:: GOAL ::
Pick out each line containing the string "with" and copy it.

:: DATA SEGMENT ::
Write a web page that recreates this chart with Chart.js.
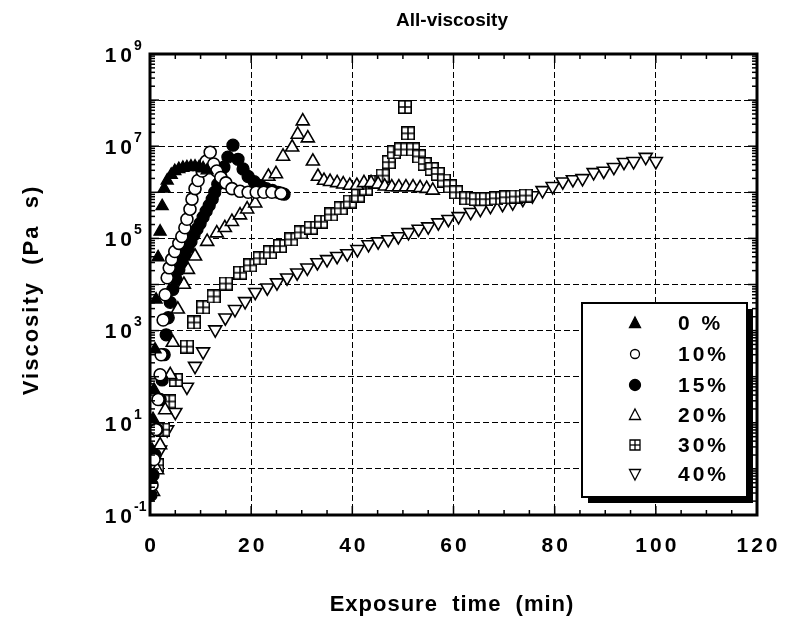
<!DOCTYPE html>
<html>
<head>
<meta charset="utf-8">
<script src="https://cdn.jsdelivr.net/npm/chart.js@4/dist/chart.umd.min.js"></script>
<style>
  body { margin: 0; background: #fff; }
  canvas { display: block; }
</style>
</head>
<body>
<canvas id="myChart" width="794" height="629"></canvas>
<script>
// exposure time (min) and viscosity (Pa s) per filler content
let time0 = [0.2, 0.4, 0.6, 0.8, 1.0, 1.2, 1.6, 2.0, 2.4, 2.8, 3.4, 4.2, 4.9, 5.7, 6.5, 7.3, 8.1, 8.9, 9.7, 10.5, 11.3];
let visc0 = [0.58, 2.6, 12, 52, 390, 4700, 3.9e4, 1.4e5, 5.0e5, 1.2e6, 1.8e6, 2.4e6, 2.9e6, 3.2e6, 3.4e6, 3.5e6, 3.6e6, 3.6e6, 3.5e6, 3.3e6, 3.0e6];

let time10 = [0.4, 0.8, 1.2, 1.6, 2.0, 2.2, 2.6, 3.0, 3.4, 3.8, 4.3, 4.9, 5.7, 6.3, 6.9, 7.3, 7.9, 8.3, 8.9, 9.5, 10.3, 11.1, 11.9, 12.6, 13.2, 14.0, 15.0, 16.2, 17.8, 19.4, 21.0, 22.5, 24.1, 25.9];
let visc10 = [0.45, 1.6, 7.1, 32, 110, 300, 1700, 6000, 1.4e4, 2.3e4, 3.5e4, 5.2e4, 7.8e4, 1.1e5, 1.7e5, 2.6e5, 4.3e5, 7.1e5, 1.2e6, 1.8e6, 2.9e6, 4.7e6, 7.4e6, 4.1e6, 2.9e6, 2.1e6, 1.6e6, 1.2e6, 1.05e6, 1.0e6, 1.0e6, 1.0e6, 1.0e6, 9.5e5];

let time15 = [0.2, 0.6, 1.0, 1.4, 2.0, 2.4, 2.8, 3.2, 3.6, 4.0, 4.5, 5.1, 5.7, 6.3, 6.9, 7.5, 8.1, 8.7, 9.3, 9.9, 10.5, 11.1, 11.7, 12.3, 12.8, 13.4, 14.0, 14.6, 15.4, 16.4, 17.4, 18.4, 19.4, 20.6, 21.8, 23.0, 24.2, 25.3, 26.5];
let visc15 = [0.27, 0.74, 2.0, 7.1, 32, 85, 300, 810, 1900, 4100, 7800, 1.3e4, 2.1e4, 3.2e4, 4.5e4, 6.3e4, 8.5e4, 1.2e5, 1.6e5, 2.1e5, 2.9e5, 3.9e5, 5.2e5, 7.1e5, 1.0e6, 1.5e6, 2.2e6, 3.5e6, 5.8e6, 1.05e7, 5.2e6, 3.2e6, 2.2e6, 1.7e6, 1.4e6, 1.2e6, 1.1e6, 1.0e6, 9.1e5];

let time20 = [0.6, 1.4, 2.0, 3.0, 4.0, 4.5, 5.5, 6.7, 7.5, 8.9, 11.3, 13.2, 14.8, 16.2, 17.8, 19.2, 20.8, 23.4, 24.9, 26.3, 28.1, 29.2, 30.2, 31.2, 32.2, 33.2, 34.4, 35.6, 37.0, 38.2, 39.5, 40.9, 42.3, 43.7, 45.1, 46.4, 47.8, 49.2, 50.6, 52.0, 53.4, 54.7, 55.9];
let visc20 = [0.32, 0.95, 3.3, 19, 110, 550, 2900, 1.0e4, 2.1e4, 4.1e4, 8.5e4, 1.3e5, 1.7e5, 2.3e5, 3.2e5, 4.3e5, 5.8e5, 2.2e6, 2.5e6, 6.0e6, 9.5e6, 1.8e7, 3.5e7, 1.5e7, 4.7e6, 2.2e6, 1.8e6, 1.7e6, 1.6e6, 1.5e6, 1.4e6, 1.4e6, 1.6e6, 1.6e6, 1.5e6, 1.35e6, 1.3e6, 1.3e6, 1.3e6, 1.3e6, 1.25e6, 1.2e6, 1.1e6];

let time30 = [1.4, 2.6, 3.8, 5.1, 7.3, 8.7, 10.5, 12.6, 15.0, 17.8, 19.8, 21.7, 23.7, 25.7, 27.9, 29.8, 31.8, 33.8, 35.8, 37.7, 39.5, 41.1, 42.7, 44.5, 46.0, 47.2, 48.2, 49.6, 50.4, 51.0, 52.0, 53.2, 54.3, 55.7, 56.9, 58.1, 59.3, 60.5, 62.5, 64.4, 66.4, 68.4, 70.4, 72.3, 74.3];
let visc30 = [1.2, 7.1, 29, 85, 450, 1500, 3200, 5500, 1.05e4, 1.8e4, 2.6e4, 3.7e4, 5.0e4, 6.8e4, 9.5e4, 1.35e5, 1.7e5, 2.3e5, 3.3e5, 4.5e5, 6.3e5, 8.5e5, 1.2e6, 1.7e6, 2.3e6, 4.5e6, 7.4e6, 8.5e6, 7.1e7, 1.9e7, 8.5e6, 6.0e6, 4.1e6, 3.2e6, 2.5e6, 1.8e6, 1.35e6, 1.0e6, 7.4e5, 7.1e5, 7.1e5, 7.4e5, 7.8e5, 8.1e5, 8.5e5];

let time40 = [1.0, 2.0, 3.4, 5.0, 7.3, 8.9, 10.5, 12.9, 14.9, 16.8, 18.8, 20.8, 23.2, 25.1, 27.1, 29.1, 31.1, 33.1, 35.0, 37.0, 39.0, 41.0, 43.2, 45.1, 47.1, 49.1, 51.1, 53.1, 55.0, 57.0, 59.0, 61.0, 63.4, 65.3, 67.3, 69.7, 71.7, 73.7, 75.6, 77.6, 79.6, 81.6, 83.6, 85.5, 87.7, 89.7, 91.7, 93.7, 95.6, 98.0, 100.0];
let visc40 = [0.95, 2.6, 7.1, 17, 60, 170, 350, 1050, 1900, 2900, 4300, 6800, 8500, 1.1e4, 1.4e4, 1.8e4, 2.3e4, 3.0e4, 3.5e4, 4.1e4, 4.7e4, 5.8e4, 7.4e4, 8.5e4, 9.5e4, 1.1e5, 1.35e5, 1.6e5, 1.8e5, 2.2e5, 2.6e5, 3.0e5, 3.7e5, 4.3e5, 5.0e5, 5.5e5, 6.0e5, 7.1e5, 8.5e5, 1.1e6, 1.35e6, 1.7e6, 1.9e6, 2.0e6, 2.7e6, 2.9e6, 3.5e6, 4.5e6, 4.7e6, 5.8e6, 4.7e6];

let seriesLabels = ['0 %', '10%', '15%', '20%', '30%', '40%'];
let xTicks = [0, 20, 40, 60, 80, 100, 120];
let yTickExps = [-1, 1, 3, 5, 7, 9];

const FONT = '"Liberation Sans", Arial, sans-serif';

// square with a cross for the 30% series
let boxCross = document.createElement('canvas');
boxCross.width = 14;
boxCross.height = 14;
let bc = boxCross.getContext('2d');
bc.fillStyle = '#fff';
bc.fillRect(0, 0, 14, 14);
bc.strokeStyle = '#000';
bc.lineWidth = 1.6;
bc.strokeRect(0.8, 0.8, 12.4, 12.4);
bc.beginPath();
bc.moveTo(7, 1); bc.lineTo(7, 13);
bc.moveTo(1, 7); bc.lineTo(13, 7);
bc.stroke();

function pts(t, v) {
    let out = [];
    for (let i = 0; i < t.length; i++) out = [...out, {x: t[i], y: v[i]}];
    return out;
}

let datasets = [
    {label: seriesLabels[0], data: pts(time0, visc0), pointStyle: 'triangle', pointRadius: 7, backgroundColor: '#000', borderColor: '#000', borderWidth: 1.3},
    {label: seriesLabels[1], data: pts(time10, visc10), pointStyle: 'circle', pointRadius: 6, backgroundColor: '#fff', borderColor: '#000', borderWidth: 1.6},
    {label: seriesLabels[2], data: pts(time15, visc15), pointStyle: 'circle', pointRadius: 6, backgroundColor: '#000', borderColor: '#000', borderWidth: 1.3},
    {label: seriesLabels[3], data: pts(time20, visc20), pointStyle: 'triangle', pointRadius: 7.5, backgroundColor: '#fff', borderColor: '#000', borderWidth: 1.6},
    {label: seriesLabels[4], data: pts(time30, visc30), pointStyle: boxCross, pointRadius: 7, backgroundColor: '#fff', borderColor: '#000', borderWidth: 1.6},
    {label: seriesLabels[5], data: pts(time40, visc40), pointStyle: 'triangle', rotation: 180, pointRadius: 7.5, backgroundColor: '#fff', borderColor: '#000', borderWidth: 1.6}
];

function seg(ctx, x1, y1, x2, y2) {
    ctx.beginPath();
    ctx.moveTo(x1, y1);
    ctx.lineTo(x2, y2);
    ctx.stroke();
}

function legendMark(ctx, i, cx, cy) {
    ctx.strokeStyle = '#000';
    ctx.lineWidth = 1.3;
    ctx.fillStyle = (i === 0 || i === 2) ? '#000' : '#fff';
    ctx.beginPath();
    if (i === 0 || i === 3) {
        ctx.moveTo(cx, cy - 6); ctx.lineTo(cx + 5.5, cy + 4.5); ctx.lineTo(cx - 5.5, cy + 4.5); ctx.closePath();
    } else if (i === 5) {
        ctx.moveTo(cx, cy + 6); ctx.lineTo(cx + 5.5, cy - 4.5); ctx.lineTo(cx - 5.5, cy - 4.5); ctx.closePath();
    } else if (i === 1) {
        ctx.arc(cx, cy, 4.5, 0, Math.PI * 2);
    } else if (i === 2) {
        ctx.arc(cx, cy, 5.5, 0, Math.PI * 2);
    } else {
        ctx.rect(cx - 5, cy - 5, 10, 10);
    }
    ctx.fill();
    ctx.stroke();
    if (i === 4) {
        seg(ctx, cx, cy - 5, cx, cy + 5);
        seg(ctx, cx - 5, cy, cx + 5, cy);
    }
}

const decor = {
    id: 'decor',
    afterDraw(chart) {
        const ctx = chart.ctx;
        const a = chart.chartArea;
        const x = chart.scales.x;
        const y = chart.scales.y;
        ctx.save();
        ctx.strokeStyle = '#000';

        // inward ticks
        ctx.lineWidth = 1.5;
        for (let e = -1; e <= 9; e++) {
            const py = y.getPixelForValue(Math.pow(10, e));
            seg(ctx, a.left, py, a.left + 9, py);
            seg(ctx, a.right - 9, py, a.right, py);
            if (e < 9) {
                for (let m = 2; m <= 9; m++) {
                    const pm = y.getPixelForValue(m * Math.pow(10, e));
                    seg(ctx, a.left, pm, a.left + 5, pm);
                    seg(ctx, a.right - 5, pm, a.right, pm);
                }
            }
        }
        for (let t = 0; t <= 120; t += 5) {
            const px = x.getPixelForValue(t);
            const len = t % 20 === 0 ? 9 : 5;
            seg(ctx, px, a.bottom, px, a.bottom - len);
            seg(ctx, px, a.top, px, a.top + len);
        }

        // frame
        ctx.lineWidth = 3;
        ctx.strokeRect(a.left, a.top, a.right - a.left, a.bottom - a.top);

        // texts
        ctx.fillStyle = '#000';
        ctx.textBaseline = 'middle';

        ctx.font = 'bold 19px ' + FONT;
        ctx.textAlign = 'center';
        ctx.letterSpacing = '0px';
        ctx.fillText('All-viscosity', 452, 21);

        ctx.font = 'bold 21px ' + FONT;
        ctx.letterSpacing = '3px';
        for (const t of xTicks) {
            ctx.fillText(String(t), x.getPixelForValue(t) + 1.5, 546);
        }

        for (const e of yTickExps) {
            const py = y.getPixelForValue(Math.pow(10, e));
            ctx.font = 'bold 21px ' + FONT;
            ctx.letterSpacing = '4px';
            ctx.textAlign = 'right';
            ctx.fillText('10', 136, py + 2);
            ctx.font = 'bold 14px ' + FONT;
            ctx.letterSpacing = '0px';
            ctx.textAlign = 'left';
            ctx.fillText(e < 0 ? '-' + Math.abs(e) : String(e), 134, py - 8);
        }

        ctx.font = 'bold 22px ' + FONT;
        ctx.letterSpacing = '1px';
        ctx.textAlign = 'center';
        ctx.fillText('Exposure  time  (min)', 452, 605);
        ctx.save();
        ctx.translate(32, 290);
        ctx.rotate(-Math.PI / 2);
        ctx.letterSpacing = '2px';
        ctx.fillText('Viscosity  (Pa  s)', 0, 0);
        ctx.restore();

        // legend box with shadow
        ctx.fillStyle = '#000';
        ctx.fillRect(588, 309, 165, 194);
        ctx.fillStyle = '#fff';
        ctx.fillRect(582, 303, 165, 194);
        ctx.lineWidth = 2;
        ctx.strokeRect(582, 303, 165, 194);
        const rows = [323, 354, 385, 415, 445, 474];
        ctx.font = 'bold 21px ' + FONT;
        ctx.letterSpacing = '3px';
        ctx.textAlign = 'left';
        for (let i = 0; i < seriesLabels.length; i++) {
            legendMark(ctx, i, 635, rows[i]);
            ctx.fillStyle = '#000';
            ctx.fillText(seriesLabels[i], 678, rows[i] + 1);
        }
        ctx.restore();
    }
};

let ctx = document.getElementById('myChart').getContext('2d');

let myChart = new Chart(ctx, {
    type: 'scatter',
    data: {datasets: datasets},
    options: {
        responsive: false,
        animation: false,
        layout: {padding: {left: 150, right: 37, top: 54, bottom: 114}},
        plugins: {
            legend: {display: false},
            tooltip: {enabled: false},
            title: {display: false}
        },
        scales: {
            x: {
                type: 'linear',
                min: 0,
                max: 120,
                afterFit: s => { s.height = 0; },
                afterBuildTicks: s => { s.ticks = xTicks.map(v => ({value: v})); },
                ticks: {display: false},
                grid: {color: '#000', lineWidth: 1, drawTicks: false},
                border: {display: false, dash: [6, 3]}
            },
            y: {
                type: 'logarithmic',
                min: 0.1,
                max: 1e9,
                afterFit: s => { s.width = 0; },
                afterBuildTicks: s => {
                    let t = [];
                    for (let e = -1; e <= 9; e++) t = [...t, {value: Math.pow(10, e)}];
                    s.ticks = t;
                },
                ticks: {display: false},
                grid: {color: '#000', lineWidth: 1, drawTicks: false},
                border: {display: false, dash: [6, 3]}
            }
        }
    },
    plugins: [decor]
});
</script>
</body>
</html>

:: SOLVED PROBLEM ::
Write a web page that recreates this chart with Chart.js.
// square with a cross for the 30% series
        // legend box with shadow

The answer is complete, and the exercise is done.